An immediate concern relates to the new law’s prohibition on states’ ability to cut back on their current Medicaid eligibility levels, known as a “maintenance of effort” requirement. On Jan. 25, Arizona submitted a formal request to the U.S. Department of Health and Human Services for permission to cut about 280,000 adults from its program, citing its fiscal crisis and relatively generous coverage levels.
Lawmakers also are concerned about the eventual cost of covering millions of new Medicaid enrollees, beginning Jan. 1, 2014. The federal government will pick up most of the tab for newly eligible people, but states will have to pay their usual share for those who met the eligibility requirements that were in place before the expansion, but were not enrolled then.

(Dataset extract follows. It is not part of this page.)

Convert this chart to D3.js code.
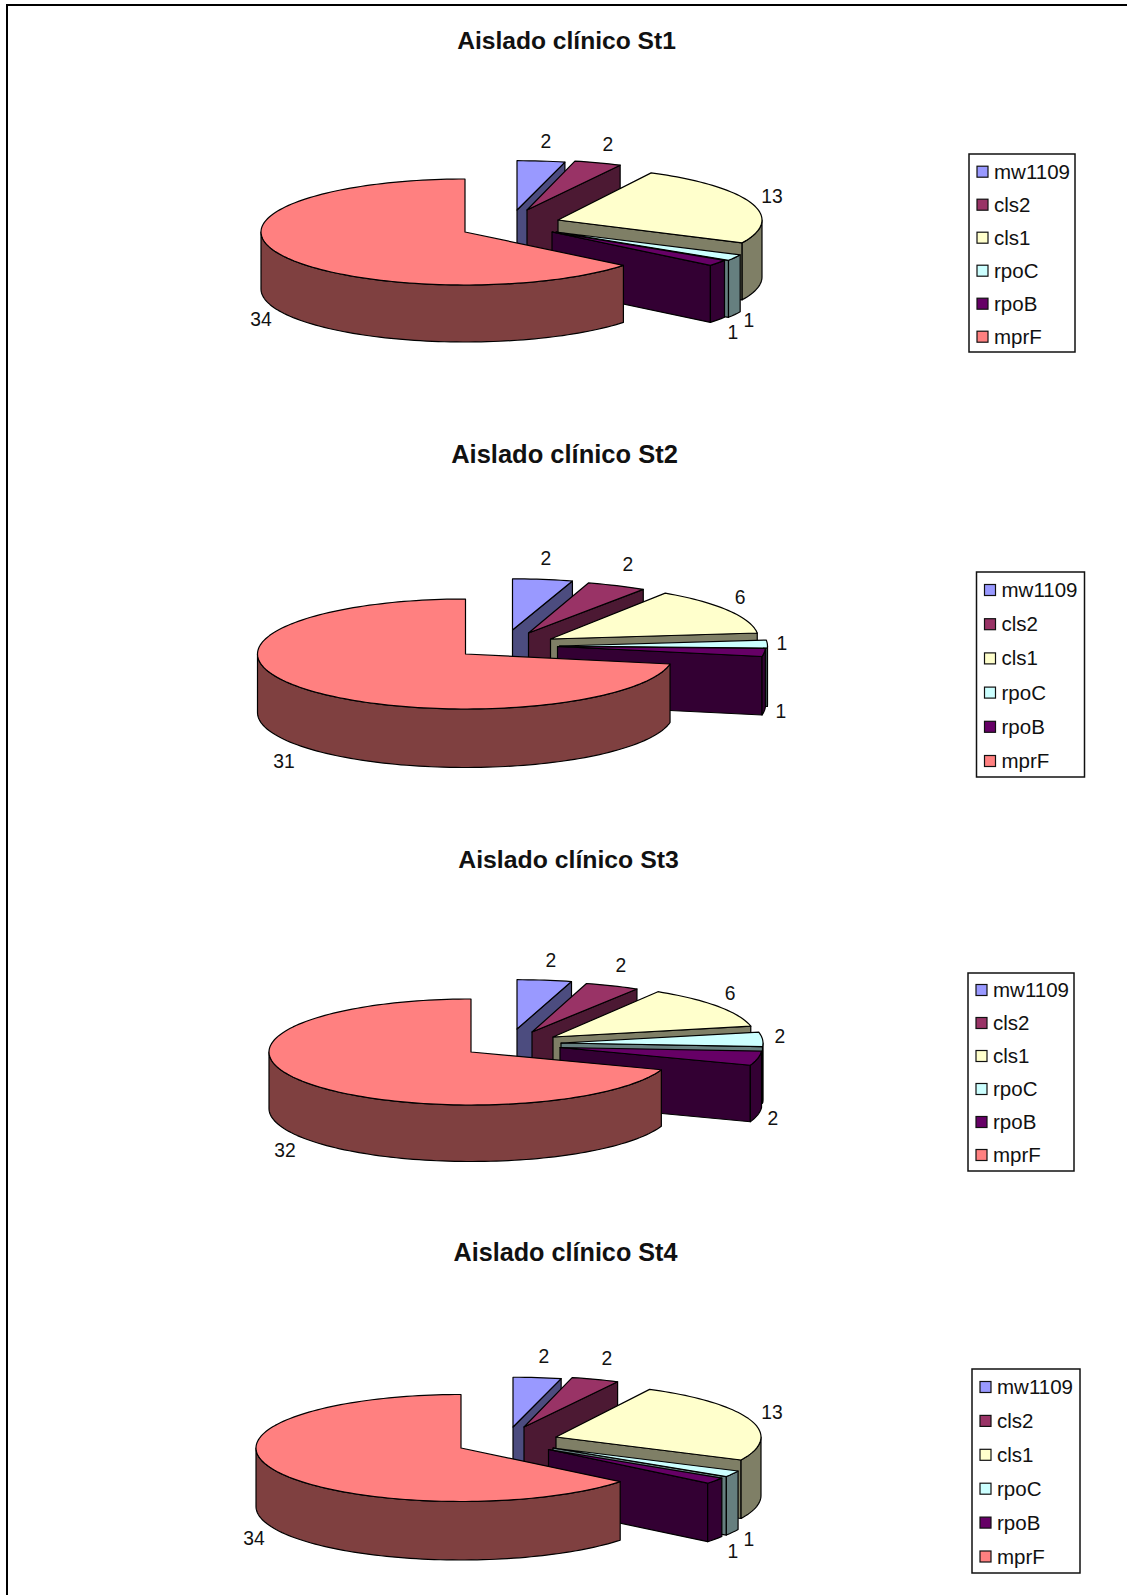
<!DOCTYPE html>
<html>
<head>
<meta charset="utf-8">
<script src="https://cdnjs.cloudflare.com/ajax/libs/d3/7.8.5/d3.min.js"></script>
<style>
html,body{margin:0;padding:0;background:#fff;}
svg{display:block;}
text{font-family:"Liberation Sans",Arial,sans-serif;fill:#111;}
</style>
</head>
<body>
<svg id="chart" width="1127" height="1595"></svg>
<script>
// Gene names, in slice order (clockwise from twelve o'clock)
const genes = ["mw1109", "cls2", "cls1", "rpoC", "rpoB", "mprF"];
const chartTitles = ["Aislado clínico St1", "Aislado clínico St2", "Aislado clínico St3", "Aislado clínico St4"];

// Counts per gene for each clinical isolate
const st1Counts = [2, 2, 13, 1, 1, 34];
const st2Counts = [2, 2, 6, 1, 1, 31];
const st3Counts = [2, 2, 6, 2, 2, 32];
const st4Counts = [2, 2, 13, 1, 1, 34];
const countsByChart = [st1Counts, st2Counts, st3Counts, st4Counts];

// Top face and shaded side colours
const topColours  = ["#9999FF", "#993366", "#FFFFCC", "#CCFFFF", "#660066", "#FF8080"];
const sideColours = ["#4C4C7F", "#4C1933", "#7F7F66", "#667F7F", "#330033", "#7F4040"];

// Far slices look shallower under the tilt
const backSquash = [0.93, 0.95, 1, 1, 1, 1];

// Pie placement and the displacement of each exploded slice
const layouts = [
  { cx: 465, cy: 232, rx: 204, ry: 53, depth: 57, titleX: 566.5, titleY: 40, titleSize: 24.6,
    explode: [[52,-22],[62,-22],[93,-12],[91,0],[87,0],[0,0]],
    labels: [[546,141],[608,144],[772,196],[749,320],[733,332],[261,319]],
    legend: { x: 969, y: 154, w: 106, h: 198, first: 171.7, step: 33 } },
  { cx: 465.5, cy: 654, rx: 208, ry: 55, depth: 58.5, titleX: 564.5, titleY: 454, titleSize: 25.5,
    explode: [[47,-24],[63,-21],[85,-15],[94,-8],[92,-7.5],[0,0]],
    labels: [[546,558],[628,564],[740,597],[782,643],[781,711],[284,761]],
    legend: { x: 976.5, y: 572, w: 108, h: 205, first: 590, step: 34.2 } },
  { cx: 471, cy: 1052, rx: 202, ry: 53, depth: 56.5, titleX: 568.5, titleY: 859, titleSize: 24.8,
    explode: [[46,-23],[61,-20],[82,-15],[90,-9],[89,-4.5],[0,0]],
    labels: [[551,960],[621,965],[730,993],[780,1036],[773,1118],[285,1150]],
    legend: { x: 968, y: 973, w: 106, h: 198, first: 990, step: 33 } },
  { cx: 461, cy: 1448, rx: 205, ry: 53.5, depth: 58.5, titleX: 565.5, titleY: 1252, titleSize: 25.2,
    explode: [[52,-21],[63,-21],[95,-11],[92,0],[87.5,1.5],[0,0]],
    labels: [[544,1356],[607,1358],[772,1412],[749,1539],[733,1551],[254,1538]],
    legend: { x: 972, y: 1369, w: 108, h: 204, first: 1387, step: 33.9 } }
];

const svg = d3.select("#chart");
const pie = d3.pie().sort(null).startAngle(0).endAngle(2 * Math.PI);
const line = d3.line();

// Frame along the top and left edges of the sheet
svg.append("path")
  .attr("d", line([[7, 1595], [7, 5], [1127, 5]]))
  .attr("fill", "none").attr("stroke", "#000").attr("stroke-width", 2);

function drawChart(counts, title, lay) {
  const g = svg.append("g");
  const arcs = pie(counts);

  arcs.forEach((arc, i) => {
    const ox = lay.cx + lay.explode[i][0];
    const oy = lay.cy + lay.explode[i][1];
    // Tilted projection of a point on the pie rim
    const rim = a => [ox + lay.rx * Math.sin(a), oy - lay.ry * backSquash[i] * Math.cos(a)];
    const drop = p => [p[0], p[1] + lay.depth];
    const apex = [ox, oy];
    const face = (pts, fill) => g.append("path")
      .attr("d", line(pts) + "Z")
      .attr("fill", fill).attr("stroke", "#000").attr("stroke-width", 1.2)
      .attr("stroke-linejoin", "round");

    const rimPoints = (a0, a1) => {
      const n = Math.max(2, Math.ceil((a1 - a0) / 0.03));
      return d3.range(n + 1).map(k => rim(a0 + (a1 - a0) * k / n));
    };

    // Radial cut at the trailing edge, visible while it faces the viewer
    if (arc.endAngle < Math.PI) {
      const e = rim(arc.endAngle);
      face([apex, e, drop(e), drop(apex)], sideColours[i]);
    }
    // Curved outer wall across the front half of the pie
    const w0 = Math.max(arc.startAngle, Math.PI / 2);
    const w1 = Math.min(arc.endAngle, 3 * Math.PI / 2);
    if (w1 > w0) {
      const upper = rimPoints(w0, w1);
      face(upper.concat(upper.map(drop).reverse()), sideColours[i]);
    }
    // Top face
    face([apex].concat(rimPoints(arc.startAngle, arc.endAngle)), topColours[i]);
  });

  // Value labels
  g.selectAll("text.value").data(counts).join("text")
    .attr("class", "value")
    .attr("x", (d, i) => lay.labels[i][0])
    .attr("y", (d, i) => lay.labels[i][1])
    .attr("text-anchor", "middle").attr("dominant-baseline", "central")
    .attr("transform", (d, i) => `translate(${lay.labels[i][0]},0) scale(0.92,1) translate(${-lay.labels[i][0]},0)`)
    .style("font-size", "21px")
    .text(d => d);

  // Title
  g.append("text")
    .attr("x", lay.titleX).attr("y", lay.titleY)
    .attr("text-anchor", "middle").attr("dominant-baseline", "central")
    .attr("font-weight", "bold").style("font-size", lay.titleSize + "px")
    .text(title);

  // Legend
  const lg = lay.legend;
  g.append("rect")
    .attr("x", lg.x).attr("y", lg.y).attr("width", lg.w).attr("height", lg.h)
    .attr("fill", "#fff").attr("stroke", "#111").attr("stroke-width", 1.5);
  const rows = g.selectAll("g.row").data(genes).join("g")
    .attr("class", "row")
    .attr("transform", (d, i) => `translate(${lg.x},${lg.first + i * lg.step})`);
  rows.append("rect")
    .attr("x", 8).attr("y", -5.5).attr("width", 11).attr("height", 11)
    .attr("fill", (d, i) => topColours[i]).attr("stroke", "#111").attr("stroke-width", 1.2);
  rows.append("text")
    .attr("x", 25).attr("y", -0.5).attr("dominant-baseline", "central")
    .style("font-size", "20.5px")
    .text(d => d);
}

chartTitles.forEach((t, i) => drawChart(countsByChart[i], t, layouts[i]));
</script>
</body>
</html>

Many believe there is not an adequate supply of health care workers and facilities to meet the increased demand of covering as many as 32 million Americans who will become eligible for health benefits under the reforms, whether through Medicaid, or through the health insurance exchanges.
“Whether you think [the law] is a good idea or not,” says Massachusetts Senator Richard Moore, NCSL’s president, “it’s critical that state legislators play an active role.”
Health Reform Timeline
- High-risk pools established by states or federal government.
- Small business tax credits offered for employees’ health coverage.
- Insurance companies required to cover young people to age 26 on their parents’ plans.
- Prescription coverage gap for seniors reduced.
- Federal grants awarded to states for insurance premium reviews, health insurance exchanges and other programs.
- Insurance companies restricted from dropping coverage for people who get sick or excluding coverage for kids with pre-existing conditions.
- States offered option to expand Medicaid earlier than 2014 to cover adults with incomes up to 133 percent of poverty, at the state’s regular Medicaid matching rate.
- Medicare reforms required, such as ensuring access to physicians, improving payment accuracy and prescription drug coverage.
- Medicaid must cover an estimated 16 million additional people by 2017.
- Health exchanges start, with federal subsidies to help middle-income Americans purchase coverage.
- Individuals must purchase health insurance, with some exceptions.
- Insurance companies must cover people with pre-existing conditions and policies must be renewed even if people get sick.
- Employers with 50 or more full-time employees must offer coverage or pay a fee.
- States have option to join multi-state compacts.
- High-cost or so-called “Cadillac” health plans will be taxed.
Martha P. King is the director of NCSL’s Health program.